As eleições legislativas em França e na Grécia foram claras e inequívocas quanto à cabal rejeição popular das políticas de austeridade que se tinham transformado no "pensamento único" da União Europeia, obediente à cartilha imposta pelo "eixo franco-alemão" na original interpretação da dupla, Merkel & Sarkozy.
Corpo do artigo
A maioria dos franceses e dos gregos, na primeira oportunidade para se pronunciarem em eleições democráticas, lavrou a sua sentença: queremos a Europa e a união monetária mas o caminho para sair da crise reclama a solidariedade dos povos europeus na defesa das suas instituições políticas e dos valores comuns inspiradores da construção da União, se não quisermos que a Europa desapareça a breve prazo, arrastada no sorvedouro da economia global e dos egoísmos nacionais, subjugada pelos interesses obscuros dos "mercados" e pela despudorada ganância da finança internacional. Encurralados entre os novos desafios da economia globalizada e a supressão dos mecanismos nacionais de ajustamento monetário em consequência da adoção do Euro, seria sobre os povos do Sul que iriam recair os custos dos desequilíbrios internos de uma "federação" inacabada e claudicante. Desta perversa conjuntura emergiu a afirmação da liderança alemã, acolitada pelo Presidente francês agora derrotado, e a hegemonia de uma orientação política reacionária indiferente ao significado civilizacional das conquistas sociais que legitimaram a própria construção europeia. Para alguns, isto foi encarado como a grande oportunidade para experimentar os dogmas requentados de velhas doutrinas económicas e, a pretexto de combater os seus vícios, encetar uma cruzada contra o Estado e as suas aquisições cívicas e democráticas.
O significado e o alcance das eleições presidenciais francesas e das eleições legislativas gregas são naturalmente muito diversos e as suas interpretações, inevitavelmente precárias. O que é certo, em primeiro lugar, é que a aparente unanimidade que suportava as políticas de austeridade, que lhes emprestava uma reputação de invulnerabilidade que as imunizava contra a crítica e o debate público, negando a possibilidade de alternativas, foi pacificamente desmentida pela vontade democraticamente expressa dos cidadãos de dois estados membros da União. E, em segundo lugar, rasgaram-se novos horizontes aos povos europeus que lhes prometem uma participação mais ampla na construção do futuro da União e na procura do seu próprio destino.
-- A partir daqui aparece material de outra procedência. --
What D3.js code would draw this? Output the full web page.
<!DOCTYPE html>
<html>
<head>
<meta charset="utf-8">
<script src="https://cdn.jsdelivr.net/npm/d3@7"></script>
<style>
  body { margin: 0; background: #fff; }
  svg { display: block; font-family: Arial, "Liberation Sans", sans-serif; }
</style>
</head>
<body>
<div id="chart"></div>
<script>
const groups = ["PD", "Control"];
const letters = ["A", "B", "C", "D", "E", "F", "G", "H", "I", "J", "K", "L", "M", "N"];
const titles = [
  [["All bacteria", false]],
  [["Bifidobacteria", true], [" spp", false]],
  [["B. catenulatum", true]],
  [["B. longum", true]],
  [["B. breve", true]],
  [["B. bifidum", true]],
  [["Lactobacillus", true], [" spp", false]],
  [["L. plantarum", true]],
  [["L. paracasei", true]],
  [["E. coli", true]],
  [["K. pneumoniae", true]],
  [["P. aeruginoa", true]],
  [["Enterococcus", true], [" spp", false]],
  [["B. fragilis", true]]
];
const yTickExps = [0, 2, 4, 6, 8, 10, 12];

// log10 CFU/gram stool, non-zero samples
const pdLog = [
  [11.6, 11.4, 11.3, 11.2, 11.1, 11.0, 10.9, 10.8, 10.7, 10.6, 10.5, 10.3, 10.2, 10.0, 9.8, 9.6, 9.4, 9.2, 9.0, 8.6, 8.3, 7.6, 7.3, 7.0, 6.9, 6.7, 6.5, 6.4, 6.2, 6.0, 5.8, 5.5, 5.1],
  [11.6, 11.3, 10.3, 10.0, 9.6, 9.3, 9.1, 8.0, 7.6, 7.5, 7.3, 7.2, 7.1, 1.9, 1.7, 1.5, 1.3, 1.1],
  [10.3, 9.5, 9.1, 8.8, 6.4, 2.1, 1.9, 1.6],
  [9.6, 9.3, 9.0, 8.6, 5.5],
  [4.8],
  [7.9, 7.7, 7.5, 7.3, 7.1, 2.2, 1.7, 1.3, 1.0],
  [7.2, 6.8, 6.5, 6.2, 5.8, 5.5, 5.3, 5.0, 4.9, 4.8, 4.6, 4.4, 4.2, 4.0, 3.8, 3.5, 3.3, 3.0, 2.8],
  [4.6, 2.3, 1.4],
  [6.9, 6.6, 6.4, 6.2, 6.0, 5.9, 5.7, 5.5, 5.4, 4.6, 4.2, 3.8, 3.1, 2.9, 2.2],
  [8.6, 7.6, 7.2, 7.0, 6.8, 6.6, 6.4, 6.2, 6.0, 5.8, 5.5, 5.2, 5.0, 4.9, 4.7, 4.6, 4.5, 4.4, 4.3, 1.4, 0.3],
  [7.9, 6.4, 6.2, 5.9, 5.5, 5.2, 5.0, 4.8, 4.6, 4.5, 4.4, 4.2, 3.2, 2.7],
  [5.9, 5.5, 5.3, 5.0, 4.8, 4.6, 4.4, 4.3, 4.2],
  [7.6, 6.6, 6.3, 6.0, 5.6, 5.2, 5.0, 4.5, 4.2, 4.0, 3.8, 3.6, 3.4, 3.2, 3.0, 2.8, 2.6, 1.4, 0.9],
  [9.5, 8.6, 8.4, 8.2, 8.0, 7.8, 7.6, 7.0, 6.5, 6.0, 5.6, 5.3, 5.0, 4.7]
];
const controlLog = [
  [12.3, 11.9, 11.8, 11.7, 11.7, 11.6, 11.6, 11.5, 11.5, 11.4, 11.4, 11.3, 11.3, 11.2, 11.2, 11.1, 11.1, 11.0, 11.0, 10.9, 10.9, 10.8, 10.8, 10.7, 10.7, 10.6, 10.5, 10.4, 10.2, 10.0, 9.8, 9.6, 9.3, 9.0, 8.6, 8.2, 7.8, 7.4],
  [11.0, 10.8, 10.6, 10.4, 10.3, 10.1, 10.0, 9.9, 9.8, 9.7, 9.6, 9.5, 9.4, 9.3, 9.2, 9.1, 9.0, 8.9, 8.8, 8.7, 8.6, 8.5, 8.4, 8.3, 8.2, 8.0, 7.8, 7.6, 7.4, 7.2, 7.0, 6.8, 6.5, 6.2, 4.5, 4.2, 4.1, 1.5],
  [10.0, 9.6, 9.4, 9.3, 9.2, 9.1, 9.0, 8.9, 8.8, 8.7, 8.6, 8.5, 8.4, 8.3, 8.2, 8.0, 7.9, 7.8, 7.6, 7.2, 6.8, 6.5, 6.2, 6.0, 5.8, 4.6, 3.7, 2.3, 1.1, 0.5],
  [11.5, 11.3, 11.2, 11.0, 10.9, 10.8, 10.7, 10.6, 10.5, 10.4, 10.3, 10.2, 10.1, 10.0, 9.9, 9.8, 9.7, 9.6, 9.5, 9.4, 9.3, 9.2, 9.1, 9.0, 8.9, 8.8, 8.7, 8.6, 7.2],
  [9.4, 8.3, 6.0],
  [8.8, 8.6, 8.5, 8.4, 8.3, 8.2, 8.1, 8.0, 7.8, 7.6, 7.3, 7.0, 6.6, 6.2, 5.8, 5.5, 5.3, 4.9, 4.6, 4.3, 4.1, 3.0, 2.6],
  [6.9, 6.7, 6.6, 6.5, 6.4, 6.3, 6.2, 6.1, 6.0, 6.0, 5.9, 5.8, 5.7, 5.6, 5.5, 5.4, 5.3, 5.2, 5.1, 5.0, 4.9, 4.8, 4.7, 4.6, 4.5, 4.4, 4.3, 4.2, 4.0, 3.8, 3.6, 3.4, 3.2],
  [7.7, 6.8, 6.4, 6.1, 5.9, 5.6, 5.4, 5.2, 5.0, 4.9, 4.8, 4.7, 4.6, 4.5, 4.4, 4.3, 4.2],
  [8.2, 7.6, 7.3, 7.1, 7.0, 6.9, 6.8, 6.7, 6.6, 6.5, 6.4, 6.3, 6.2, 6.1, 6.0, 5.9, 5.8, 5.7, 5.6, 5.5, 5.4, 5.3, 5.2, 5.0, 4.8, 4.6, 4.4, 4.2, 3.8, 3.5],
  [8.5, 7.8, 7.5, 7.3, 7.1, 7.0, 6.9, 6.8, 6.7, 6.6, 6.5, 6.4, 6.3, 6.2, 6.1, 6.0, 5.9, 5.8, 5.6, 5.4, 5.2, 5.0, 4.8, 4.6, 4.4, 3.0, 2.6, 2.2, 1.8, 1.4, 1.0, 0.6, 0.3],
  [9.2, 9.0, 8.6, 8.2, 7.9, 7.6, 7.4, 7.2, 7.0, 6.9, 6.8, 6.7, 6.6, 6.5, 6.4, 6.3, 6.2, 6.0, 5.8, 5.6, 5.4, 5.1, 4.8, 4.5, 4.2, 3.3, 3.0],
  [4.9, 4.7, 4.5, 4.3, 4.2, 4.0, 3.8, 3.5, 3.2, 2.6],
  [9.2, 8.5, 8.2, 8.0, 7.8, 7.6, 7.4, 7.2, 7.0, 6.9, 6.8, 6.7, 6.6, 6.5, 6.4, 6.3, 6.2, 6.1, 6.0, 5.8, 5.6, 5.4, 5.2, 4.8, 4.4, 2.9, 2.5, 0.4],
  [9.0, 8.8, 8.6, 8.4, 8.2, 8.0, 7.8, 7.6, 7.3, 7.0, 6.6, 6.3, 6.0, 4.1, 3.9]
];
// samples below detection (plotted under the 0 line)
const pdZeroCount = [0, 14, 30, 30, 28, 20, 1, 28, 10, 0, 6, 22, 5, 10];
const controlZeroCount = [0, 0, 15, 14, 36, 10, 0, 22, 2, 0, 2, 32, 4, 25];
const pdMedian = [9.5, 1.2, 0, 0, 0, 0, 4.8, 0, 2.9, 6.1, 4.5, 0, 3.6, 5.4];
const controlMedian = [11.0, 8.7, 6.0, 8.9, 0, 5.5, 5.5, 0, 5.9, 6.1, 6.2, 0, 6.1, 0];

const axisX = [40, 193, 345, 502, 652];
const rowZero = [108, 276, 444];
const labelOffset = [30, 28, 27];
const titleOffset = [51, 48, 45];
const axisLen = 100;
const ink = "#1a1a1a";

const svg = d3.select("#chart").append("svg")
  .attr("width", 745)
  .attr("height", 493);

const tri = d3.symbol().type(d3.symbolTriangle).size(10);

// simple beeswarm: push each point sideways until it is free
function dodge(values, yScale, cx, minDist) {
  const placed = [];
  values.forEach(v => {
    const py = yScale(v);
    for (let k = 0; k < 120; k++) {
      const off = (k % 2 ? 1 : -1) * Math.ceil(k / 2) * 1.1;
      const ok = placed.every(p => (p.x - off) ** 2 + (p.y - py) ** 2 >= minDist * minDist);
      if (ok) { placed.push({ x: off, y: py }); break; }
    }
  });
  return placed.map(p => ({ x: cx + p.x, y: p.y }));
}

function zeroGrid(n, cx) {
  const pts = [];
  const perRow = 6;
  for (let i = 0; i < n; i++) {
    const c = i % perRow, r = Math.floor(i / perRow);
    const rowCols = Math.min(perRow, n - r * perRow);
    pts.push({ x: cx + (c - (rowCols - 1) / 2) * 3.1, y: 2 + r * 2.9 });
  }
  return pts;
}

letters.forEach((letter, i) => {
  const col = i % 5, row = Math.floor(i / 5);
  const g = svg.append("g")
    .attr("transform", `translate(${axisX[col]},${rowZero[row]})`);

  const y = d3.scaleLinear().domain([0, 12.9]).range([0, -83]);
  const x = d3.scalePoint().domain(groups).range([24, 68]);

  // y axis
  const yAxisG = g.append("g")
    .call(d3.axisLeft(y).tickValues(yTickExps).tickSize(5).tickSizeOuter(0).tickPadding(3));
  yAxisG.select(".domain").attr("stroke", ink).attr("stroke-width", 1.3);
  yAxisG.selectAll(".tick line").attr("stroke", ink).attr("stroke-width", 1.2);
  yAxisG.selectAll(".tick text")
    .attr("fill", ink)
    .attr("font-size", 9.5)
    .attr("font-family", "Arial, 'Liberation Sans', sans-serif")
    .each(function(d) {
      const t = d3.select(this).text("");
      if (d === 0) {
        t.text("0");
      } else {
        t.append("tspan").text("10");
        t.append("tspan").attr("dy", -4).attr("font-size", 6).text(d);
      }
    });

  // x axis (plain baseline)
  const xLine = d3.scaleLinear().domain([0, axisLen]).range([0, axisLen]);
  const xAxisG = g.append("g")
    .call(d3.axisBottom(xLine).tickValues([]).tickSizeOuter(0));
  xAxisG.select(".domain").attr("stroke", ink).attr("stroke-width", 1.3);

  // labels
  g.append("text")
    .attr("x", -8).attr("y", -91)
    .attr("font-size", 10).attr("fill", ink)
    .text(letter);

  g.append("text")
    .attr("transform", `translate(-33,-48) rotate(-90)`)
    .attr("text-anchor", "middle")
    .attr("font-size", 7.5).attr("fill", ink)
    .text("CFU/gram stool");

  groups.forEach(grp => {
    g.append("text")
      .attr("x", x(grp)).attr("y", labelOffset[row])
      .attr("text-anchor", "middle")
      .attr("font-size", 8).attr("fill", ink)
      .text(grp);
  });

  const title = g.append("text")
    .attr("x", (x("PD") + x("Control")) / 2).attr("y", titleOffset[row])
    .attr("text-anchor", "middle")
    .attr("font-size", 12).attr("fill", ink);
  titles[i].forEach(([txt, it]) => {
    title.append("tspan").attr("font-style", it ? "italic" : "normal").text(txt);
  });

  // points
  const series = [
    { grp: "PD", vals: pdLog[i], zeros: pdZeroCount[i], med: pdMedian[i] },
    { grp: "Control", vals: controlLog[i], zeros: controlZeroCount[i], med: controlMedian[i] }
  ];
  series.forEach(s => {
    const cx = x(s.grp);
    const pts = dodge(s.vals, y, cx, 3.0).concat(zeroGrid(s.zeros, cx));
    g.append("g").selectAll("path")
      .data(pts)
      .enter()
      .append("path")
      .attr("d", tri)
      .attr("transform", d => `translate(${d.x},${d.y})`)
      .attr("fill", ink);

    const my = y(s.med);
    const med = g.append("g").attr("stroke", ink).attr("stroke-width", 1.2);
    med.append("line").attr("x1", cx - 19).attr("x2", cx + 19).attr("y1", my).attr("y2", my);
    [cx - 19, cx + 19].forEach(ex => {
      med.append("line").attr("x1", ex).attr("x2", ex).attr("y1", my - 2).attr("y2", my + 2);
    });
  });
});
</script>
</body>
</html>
Desta nova esperança se fez eco Mário Soares, com a generosidade e o entusiasmo de sempre, em desassombradas declarações públicas que logo provocaram ressentimentos agrestes e desencontrados sobressaltos. Por um lado, denunciando as apreensões daqueles que temem o fim da aceitação resignada da sua obstinação. Por outro, motivando o empenhamento dos que acreditam que a democracia vai prosseguir o seu caminho, numa era marcada pela irresistível aproximação entre os povos e a gradual diluição das fronteiras. O caminho é sinuoso mas o tempo do combate cívico, do confronto pacífico de ideias, da ousadia dos projetos e da discussão de alternativas, esse, está de volta.
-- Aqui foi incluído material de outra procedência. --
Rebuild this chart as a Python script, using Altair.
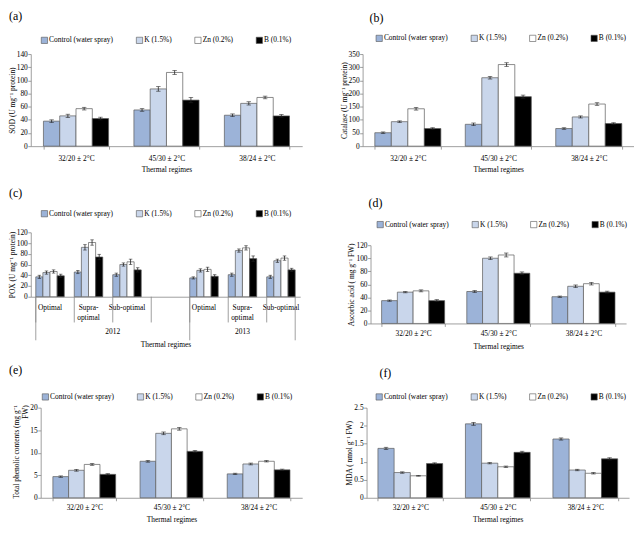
import altair as alt
import pandas as pd

FONT = "Liberation Serif"

treatments = ["Control (water spray)", "K (1.5%)", "Zn (0.2%)", "B (0.1%)"]
fill_colors = ["#9cb3d8", "#c9d6eb", "#ffffff", "#000000"]
regimes = ["32/20 ± 2°C", "45/30 ± 2°C", "38/24 ± 2°C"]

# (a) SOD
sod_control = [38, 55, 47]
sod_k = [46, 87, 65]
sod_zn = [57, 112, 74]
sod_b = [42, 70, 46]
sod_err = [[2, 2, 2], [2.5, 3.5, 2.5], [2, 3, 2], [2, 4, 2]]

# (b) Catalase
cat_control = [51, 83, 67]
cat_k = [93, 260, 111]
cat_zn = [142, 310, 160]
cat_b = [67, 188, 86]
cat_err = [[3, 5, 3], [3, 5, 4], [5, 7, 5], [3, 6, 3]]

# (c) POX, two years x three regimes (+ an empty slot after 2012)
pox_axis = ["2012|Optimal", "2012|Supra-~optimal", "2012|Sub-optimal", "2012|",
            "2013|Optimal", "2013|Supra-~optimal", "2013|Sub-optimal"]
pox_cats = ["2012|Optimal", "2012|Supra-~optimal", "2012|Sub-optimal",
            "2013|Optimal", "2013|Supra-~optimal", "2013|Sub-optimal"]
pox_control = [37, 46, 41, 35, 41, 37]
pox_k = [45, 92, 60, 49, 86, 67]
pox_zn = [47, 101, 65, 51, 91, 72]
pox_b = [39, 74, 50, 38, 71, 50]
pox_err = [[3, 3, 3, 2, 3, 3], [3, 5, 3, 3, 3, 3], [3, 5, 5, 4, 4, 4], [3, 5, 4, 3, 5, 3]]
pox_short_sep = pox_axis
pox_long_sep_start = ["2012|Optimal", "2013|Optimal"]
pox_long_sep_end = ["2013|Sub-optimal"]
pox_year_2012 = ["2012|Sub-optimal"]
pox_year_2013 = ["2013|Supra-~optimal"]

# (d) Ascorbic acid
asc_control = [35, 49, 41]
asc_k = [48, 100, 57]
asc_zn = [50, 105, 61]
asc_b = [35, 77, 48]
asc_err = [[1, 1.5, 1], [1, 2, 2], [1.5, 3, 2], [1.5, 2, 1.5]]

# (e) Total phenolic contents
phe_control = [4.7, 8.1, 5.3]
phe_k = [6.1, 14.3, 7.5]
phe_zn = [7.4, 15.3, 8.1]
phe_b = [5.2, 10.3, 6.2]
phe_err = [[0.15, 0.2, 0.15], [0.2, 0.3, 0.2], [0.2, 0.3, 0.15], [0.15, 0.2, 0.15]]

# (f) MDA
mda_control = [1.37, 2.05, 1.63]
mda_k = [0.70, 0.96, 0.77]
mda_zn = [0.61, 0.86, 0.68]
mda_b = [0.95, 1.26, 1.08]
mda_err = [[0.03, 0.04, 0.03], [0.02, 0.02, 0.02], [0.01, 0.02, 0.02], [0.02, 0.03, 0.03]]

AXIS_GRAY = "#868686"
C_H = 65


def make_panel(domain, cats, series, errors, ytitle, ymax, ystep, width, height,
               label, label_x, label_y, legend_x, legend_y, pad_inner,
               x_range=None, y_range=None, y_offset=0, y_format="d",
               x_axis_extra=None, y_axis_extra=None, extra_layers=None, cap=4.5):
    records = []
    for trt, vals, errs in zip(treatments, series, errors):
        for c, v, e in zip(cats, vals, errs):
            records.append({"cat": c, "trt": trt, "val": v, "lo": v - e, "hi": v + e})
    df = pd.DataFrame(records)

    xs_kw = dict(domain=domain, paddingInner=pad_inner, paddingOuter=pad_inner / 2)
    if x_range is not None:
        xs_kw["range"] = x_range
    xs = alt.Scale(**xs_kw)
    ys_kw = dict(domain=[0, ymax], nice=False, zero=True)
    if y_range is not None:
        ys_kw["range"] = y_range
    ys = alt.Scale(**ys_kw)
    nt = int(round(ymax / ystep))
    tick_vals = [round(i * ystep, 3) for i in range(nt + 1)]

    xa = dict(title="Thermal regimes", labelAngle=0, tickBand="extent", tickSize=3,
              labelPadding=3, titlePadding=4)
    if x_axis_extra:
        xa.update(x_axis_extra)
    ya = dict(title=ytitle, values=tick_vals, tickSize=3, labelPadding=0.5,
              titlePadding=0, format=y_format, offset=y_offset)
    if y_axis_extra:
        ya.update(y_axis_extra)
    x_axis = alt.Axis(**xa)
    y_axis = alt.Axis(**ya)

    xo = alt.XOffset("trt:N", scale=alt.Scale(domain=treatments, paddingInner=0, paddingOuter=0))
    base = alt.Chart(df)
    bars = base.mark_bar(stroke="#5a5a5a", strokeWidth=0.7).encode(
        x=alt.X("cat:N", scale=xs, axis=x_axis),
        xOffset=xo,
        y=alt.Y("val:Q", scale=ys, axis=y_axis),
        color=alt.Color("trt:N", scale=alt.Scale(domain=treatments, range=fill_colors),
                        legend=alt.Legend(orient="none", legendX=legend_x, legendY=legend_y,
                                          direction="horizontal", title=None,
                                          symbolType="square", symbolSize=40,
                                          symbolStrokeColor="#555", symbolStrokeWidth=0.6,
                                          labelFont=FONT, labelFontSize=7.5, labelOffset=1,
                                          columnPadding=21)),
    )
    stems = base.mark_rule(color="#222", strokeWidth=0.8).encode(
        x=alt.X("cat:N", scale=xs, axis=x_axis), xOffset=xo,
        y=alt.Y("lo:Q", scale=ys, axis=y_axis), y2="hi:Q")
    caps_lo = base.mark_tick(color="#222", size=cap, thickness=0.8, orient="horizontal").encode(
        x=alt.X("cat:N", scale=xs, axis=x_axis), xOffset=xo,
        y=alt.Y("lo:Q", scale=ys, axis=y_axis))
    caps_hi = base.mark_tick(color="#222", size=cap, thickness=0.8, orient="horizontal").encode(
        x=alt.X("cat:N", scale=xs, axis=x_axis), xOffset=xo,
        y=alt.Y("hi:Q", scale=ys, axis=y_axis))
    tag = alt.Chart(pd.DataFrame({"t": [label]})).mark_text(
        font=FONT, fontSize=12, align="left", baseline="middle", color="#000").encode(
        x=alt.value(label_x), y=alt.value(label_y), text="t:N")
    layers = [bars, stems, caps_lo, caps_hi, tag]
    if extra_layers:
        layers += extra_layers(xs, x_axis)
    return alt.layer(*layers).properties(width=width, height=height)


def pox_extras(xs, x_axis):
    h = C_H
    sep_short = alt.Chart(pd.DataFrame({"cat": pox_short_sep})).mark_rule(
        color=AXIS_GRAY, strokeWidth=0.8).encode(
        x=alt.X("cat:N", scale=xs, bandPosition=0, axis=x_axis),
        y=alt.value(h), y2=alt.value(h + 26))
    sep_long = alt.Chart(pd.DataFrame({"cat": pox_long_sep_start})).mark_rule(
        color=AXIS_GRAY, strokeWidth=0.8).encode(
        x=alt.X("cat:N", scale=xs, bandPosition=0, axis=x_axis),
        y=alt.value(h), y2=alt.value(h + 44))
    sep_end = alt.Chart(pd.DataFrame({"cat": pox_long_sep_end})).mark_rule(
        color=AXIS_GRAY, strokeWidth=0.8).encode(
        x=alt.X("cat:N", scale=xs, bandPosition=1, axis=x_axis),
        y=alt.value(h), y2=alt.value(h + 44))
    y12 = alt.Chart(pd.DataFrame({"cat": pox_year_2012, "t": ["2012"]})).mark_text(
        font=FONT, fontSize=7.5, baseline="middle").encode(
        x=alt.X("cat:N", scale=xs, bandPosition=0, axis=x_axis),
        y=alt.value(h + 36), text="t:N")
    y13 = alt.Chart(pd.DataFrame({"cat": pox_year_2013, "t": ["2013"]})).mark_text(
        font=FONT, fontSize=7.5, baseline="middle").encode(
        x=alt.X("cat:N", scale=xs, bandPosition=0.5, axis=x_axis),
        y=alt.value(h + 36), text="t:N")
    return [sep_short, sep_long, sep_end, y12, y13]


panel_a = make_panel(regimes, regimes, [sod_control, sod_k, sod_zn, sod_b], sod_err,
                     "SOD (U mg⁻¹ protein)", 140, 20, 274, 93,
                     "(a)", -22, -38, 10, -18, 0.28,
                     x_axis_extra=dict(labelPadding=5, titlePadding=4))
panel_b = make_panel(regimes, regimes, [cat_control, cat_k, cat_zn, cat_b], cat_err,
                     "Catalase (U mg⁻¹ protein)", 350, 50, 274, 93,
                     "(b)", 7, -36, 13, -20, 0.27,
                     x_axis_extra=dict(labelPadding=5, titlePadding=4))
panel_c = make_panel(pox_axis, pox_cats, [pox_control, pox_k, pox_zn, pox_b], pox_err,
                     "POX (U mg⁻¹ protein)", 120, 20, 272, C_H,
                     "(c)", -22, -40, 10, -23, 0.26, cap=3.5,
                     x_axis_extra=dict(ticks=False, tickBand="center", labelPadding=7,
                                       labelLineHeight=10, titlePadding=20,
                                       labelExpr="split(split(datum.value, '|')[1], '~')"),
                     extra_layers=pox_extras)
panel_d = make_panel(regimes, regimes, [asc_control, asc_k, asc_zn, asc_b], asc_err,
                     "Ascorbic acid ( mg  g⁻¹ FW)", 120, 20, 266, 92,
                     "(d)", 6, -30, 14, -12, 0.26,
                     x_range=[8, 266], y_offset=-8, y_range=[92, 13],
                     x_axis_extra=dict(labelPadding=3, titlePadding=6))
panel_e = make_panel(regimes, regimes, [phe_control, phe_k, phe_zn, phe_b], phe_err,
                     ["Total phenolic contents (mg g⁻¹", "FW)"], 20, 5, 274, 91,
                     "(e)", -22, -38, 11, -15, 0.28,
                     x_range=[10, 274], y_offset=-10,
                     x_axis_extra=dict(labelPadding=3, titlePadding=4),
                     y_axis_extra=dict(titleAlign="right", titleY=-3))
panel_f = make_panel(regimes, regimes, [mda_control, mda_k, mda_zn, mda_b], mda_err,
                     "MDA ( nmol g⁻¹ FW)", 2.5, 0.5, 269, 91,
                     "(f)", 17, -35, 13, -15, 0.26, y_format="~g",
                     x_range=[4, 269], y_offset=-4,
                     x_axis_extra=dict(labelPadding=3, titlePadding=4))

chart = alt.concat(
    panel_a, panel_b, panel_c, panel_d, panel_e, panel_f,
    columns=2, spacing={"row": 14, "column": 38},
).resolve_scale(color="independent", xOffset="independent").resolve_legend(
    color="independent"
).properties(padding=0).configure_view(stroke=None).configure_axis(
    domainColor=AXIS_GRAY, tickColor=AXIS_GRAY, domainWidth=0.8, tickWidth=0.8,
    labelFont=FONT, titleFont=FONT, labelFontSize=7.5, titleFontSize=7.5,
    titleFontWeight="normal", labelColor="#000", titleColor="#000", grid=False,
).configure_text(font=FONT)

chart.save("out.html", embed_options={"renderer": "svg", "actions": False})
E é agora chegado o momento de prestar a devida homenagem a Miguel Portas que tão precocemente abandonou o nosso convívio. Encontrara-o recentemente, na inauguração de uma exposição sobre os trabalhos de seu pai, o Arq. Nuno Portas, em Guimarães - Capital Europeia da Cultura - tão cordial e entusiasmado que parecia ter debelado definitivamente a sua terrível doença. Efémera ilusão. Combinamos conversas urgentes e despedimo-nos até breve... Que falta faz a sua voz e a sua rebeldia, sobretudo, agora que uma renovada esperança nos comove!